A. Absolutely. I think movies are great and I have a great time making them but they’re not what keeps you warm at night, or what’s ultimately the most important thing in anyone’s life journey. I feel very blessed to have two wonderful, healthy children who keep me completely grounded, sane and throw up on my shoes just before I go to an awards show just so I know to keep it real.

Q. And does being a mother, does that influence the sort of roles you accept?
A. Well I had my kids so young that I kind of feel that I’m a kid too and am growing up with them. The things they’re interested in tend to really influence me. My daughter will talk about certain things that she really enjoys and I’ll start to think ‘that’s a good idea’, or characters she likes will inspire me to go out and try and get the rights to the book. So I basically use my children for my own personal gain! [Laughs]

Q. Are you disappointed that James Mangold has missed out on an Oscar nomination?
A. Of course I am completely disappointed about Jim because you can’t make a movie by yourself. Apparently, I directed myself and so did Joaquin, but these things happen how they happen and I know Jim is very happy that the film is getting recognised in a lot of different ways.

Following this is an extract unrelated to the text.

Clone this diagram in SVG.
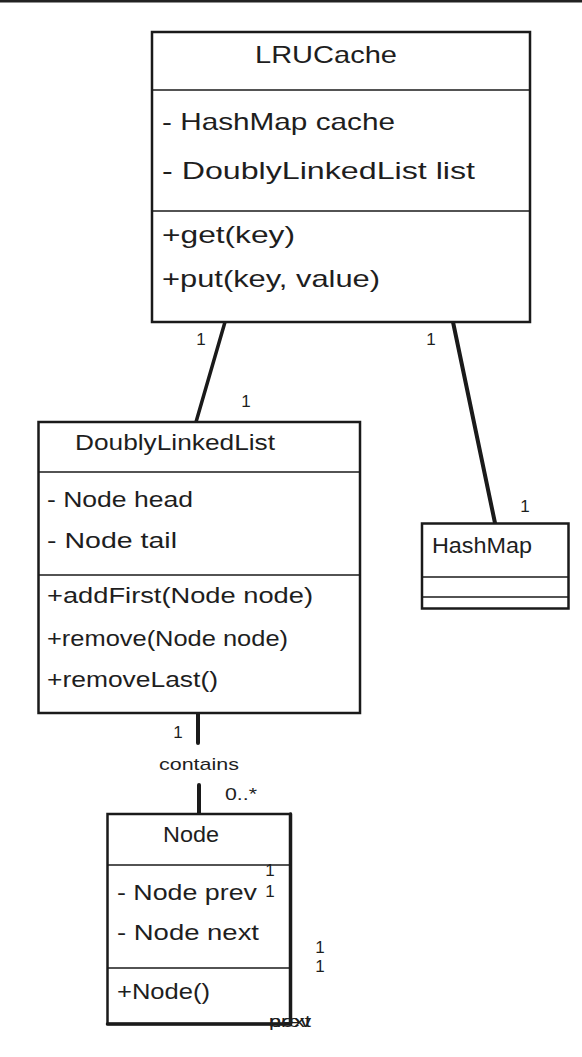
<svg xmlns="http://www.w3.org/2000/svg" width="582" height="1057" viewBox="0 0 582 1057">
<style>
.box{fill:#fff;stroke:#1a1a1a;stroke-width:2.5}
.div{stroke:#1a1a1a;stroke-width:1.5}
.t{font-family:"Liberation Sans",Arial,sans-serif;fill:#1e1e1e}
.big{font-size:24px}
.mid{font-size:22px}
.lbl{font-family:"Liberation Sans",Arial,sans-serif;font-size:17px;fill:#1e1e1e}
.edge{stroke:#1a1a1a;stroke-linecap:round;fill:none}
</style>
<rect x="0" y="0" width="582" height="1057" fill="#fff"/>
<rect x="0" y="0" width="582" height="2.5" fill="#222"/>
<g id="connectors">
<line class="edge" x1="225" y1="322" x2="196" y2="422" stroke-width="3.5"/>
<line class="edge" x1="453" y1="322" x2="495" y2="523" stroke-width="4"/>
<line class="edge" x1="198" y1="713" x2="198" y2="743" stroke-width="4"/>
<line class="edge" x1="199" y1="785" x2="199" y2="814" stroke-width="4"/>
</g>
<g id="LRUCache">
<rect class="box" x="152" y="32" width="378" height="290"/>
<line class="div" x1="152" y1="90" x2="530" y2="90"/>
<line class="div" x1="152" y1="211" x2="530" y2="211"/>
<text class="t big" x="255" y="63" textLength="142" lengthAdjust="spacingAndGlyphs">LRUCache</text>
<text class="t big" x="162" y="130" textLength="233" lengthAdjust="spacingAndGlyphs">- HashMap cache</text>
<text class="t big" x="162" y="179" textLength="313" lengthAdjust="spacingAndGlyphs">- DoublyLinkedList list</text>
<text class="t big" x="162" y="243" textLength="133" lengthAdjust="spacingAndGlyphs">+get(key)</text>
<text class="t big" x="162" y="287" textLength="218" lengthAdjust="spacingAndGlyphs">+put(key, value)</text>
</g>
<g id="DoublyLinkedList">
<rect class="box" x="38.5" y="422" width="321.5" height="291"/>
<line class="div" x1="38.5" y1="472" x2="360" y2="472"/>
<line class="div" x1="38.5" y1="575" x2="360" y2="575"/>
<text class="t mid" x="75" y="450" textLength="200" lengthAdjust="spacingAndGlyphs">DoublyLinkedList</text>
<text class="t mid" x="47" y="507" textLength="146" lengthAdjust="spacingAndGlyphs">- Node head</text>
<text class="t mid" x="47" y="548" textLength="130" lengthAdjust="spacingAndGlyphs">- Node tail</text>
<text class="t mid" x="47" y="603" textLength="266" lengthAdjust="spacingAndGlyphs">+addFirst(Node node)</text>
<text class="t mid" x="47" y="646" textLength="241" lengthAdjust="spacingAndGlyphs">+remove(Node node)</text>
<text class="t mid" x="47" y="687" textLength="171" lengthAdjust="spacingAndGlyphs">+removeLast()</text>
</g>
<g id="HashMap">
<rect class="box" x="422" y="523.5" width="146.5" height="85"/>
<line class="div" x1="422" y1="577" x2="568.5" y2="577"/>
<line class="div" x1="422" y1="597" x2="568.5" y2="597"/>
<text class="t mid" x="432" y="553" textLength="100" lengthAdjust="spacingAndGlyphs">HashMap</text>
</g>
<g id="Node">
<rect class="box" x="107.5" y="814" width="183" height="210"/>
<line class="div" x1="107.5" y1="865" x2="290.5" y2="865"/>
<line class="div" x1="107.5" y1="968" x2="290.5" y2="968"/>
<line class="edge" x1="290.5" y1="814" x2="290.5" y2="1024" stroke-width="3.5"/>
<line class="edge" x1="107.5" y1="1024" x2="290.5" y2="1024" stroke-width="3.5"/>
<text class="t mid" x="163" y="842" textLength="56" lengthAdjust="spacingAndGlyphs">Node</text>
<text class="t mid" x="117" y="900" textLength="140" lengthAdjust="spacingAndGlyphs">- Node prev</text>
<text class="t mid" x="117" y="940" textLength="142" lengthAdjust="spacingAndGlyphs">- Node next</text>
<text class="t mid" x="117" y="999" textLength="93" lengthAdjust="spacingAndGlyphs">+Node()</text>
</g>
<g id="edge-labels">
<text class="lbl" x="201" y="345" text-anchor="middle">1</text>
<text class="lbl" x="246" y="407" text-anchor="middle">1</text>
<text class="lbl" x="431" y="345" text-anchor="middle">1</text>
<text class="lbl" x="525" y="512" text-anchor="middle">1</text>
<text class="lbl" x="178" y="738" text-anchor="middle">1</text>
<text class="lbl" x="199" y="770" text-anchor="middle" textLength="80" lengthAdjust="spacingAndGlyphs">contains</text>
<text class="lbl" x="225" y="800" textLength="32" lengthAdjust="spacingAndGlyphs">0..*</text>
<text class="lbl" x="270" y="876" text-anchor="middle">1</text>
<text class="lbl" x="270" y="897" text-anchor="middle">1</text>
<text class="lbl" x="320" y="953" text-anchor="middle">1</text>
<text class="lbl" x="320" y="972" text-anchor="middle">1</text>
<text class="lbl" x="290" y="1027" text-anchor="middle" textLength="42" lengthAdjust="spacingAndGlyphs">prev</text>
<text class="lbl" x="290" y="1027" text-anchor="middle" textLength="42" lengthAdjust="spacingAndGlyphs">next</text>
</g>
</svg>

Q. Actors always say when they’re nominated for an award that it’s an honour in itself. But how much do you want to win – and be honest!
A. Well I think every actor there wants to win, otherwise what’s the point? But listen, I’m 29-years-old, I’m really lucky to be there and whatever happens I’ve been really blessed already. I have plenty of awards for this movie and if this was it for me I’d be really content.

Q. When do you start to plan what you’re going to wear come Oscar night?
A. [Laughs] I don’t know, I don’t know. It’s funny that it all becomes about clothes. It’s bizarre. You work your butt off and then you win an award and it’s all about your dress. You can’t get away from it.

Q. Do you enjoy that part of it, though?
A. I do. I like it. But I wish it wasn’t such a big focus of everything. It should be fun and frivolous, interesting and easy. But a lot of people seem to spend too much time worrying about it.